The good results have given Tuchel standing and credit for the moment, whereas the Spaniard had to change his plans after a difficult beginning in the job (4 defeats in the first half of his first Ligue 1 season and a difficult European group stage campaign with draws at the Parc des Princes against Arsenal and Ludogorets). “Emery maybe dealt with a less receptive group of players. Was Thiago Motta, who had a very strong influence in the dressing room, ready to play in another system?” wonders Alain Roche. Moreover, it is way easier to deal with a “competition” between Areola and the legend Buffon than between the French world champion and Kevin Trapp.
“Concerning his communication, Emery was in an unstable position regarding his players. He never shared anything with them, never gave the slightest message to his players during his press conferences, whereas Tuchel has a very clear and positive message towards everybody. And not only because he has a better knowledge of the French language than Emery did.”
His ideas and instructions are clearer, so the communication is better. “When Mourinho played Eto’o as a right back (during the 2010 second leg of the Champions’ League semi-final against Inter, 0-1), he did not simply write his name on a paper, he convinced him of the personal and collective interest that would come with playing in this position,” explains Carrière.
“To impose this, hard-work must be done. And Tuchel has this quality. That is why he likes the players who are able to adapt themselves, and that explains the choice of signing Thilo Kehrer. In Germany, he obviously observed the role of Philipp Lahm with Bayern and the German national team, capable of playing in midfield or at the back, just like Marquinhos. He belongs to this new generation of coaches embodied by people like Guardiola and Klopp, very comfortable with both man management and tactical analysis.”

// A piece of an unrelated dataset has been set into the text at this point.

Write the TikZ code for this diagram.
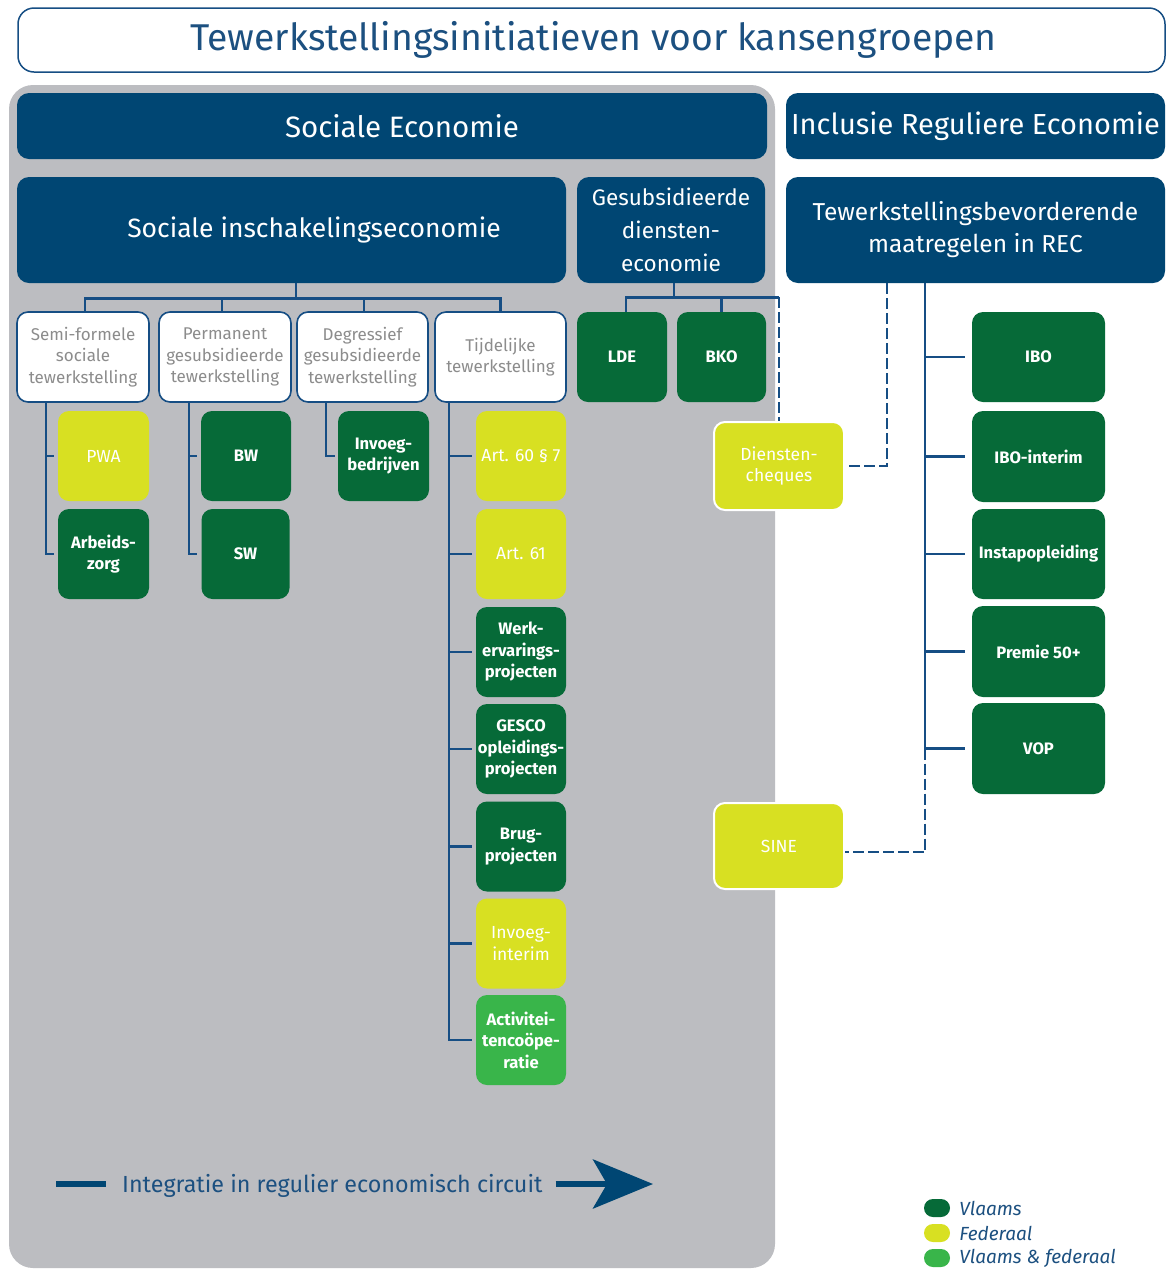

He has an influence during the games
Even if the positions across the squad are not as filled as he would have wanted, Tuchel has a very competitive team with which he can use different systems. “Today, the trend is to change tactical system mid-game,” underlines Carrière. “There is no need to make changes, you can keep the same starting line-up and your team evolves.”
Even if changes are sometimes guided by circumstances (injuries, suspensions, absence of a holding midfielder), it is first and foremost, a basic principle with Tuchel. “He is always looking for switches, even during the game. He never stays with his arms crossed,” says Luis Fernandez.
“Players can feel when a coach has an impact on the game or, at least, tries everything to control or reverse a difficult situation.” Unlike Unai Emery, and even Laurent Blanc who both stuck with the 4-3-3, Tuchel used the supremacy of the club in Ligue 1 to safely experiment with many different systems.
Until now, everybody is charmed by Tuchel. But at PSG, the season starts tonight.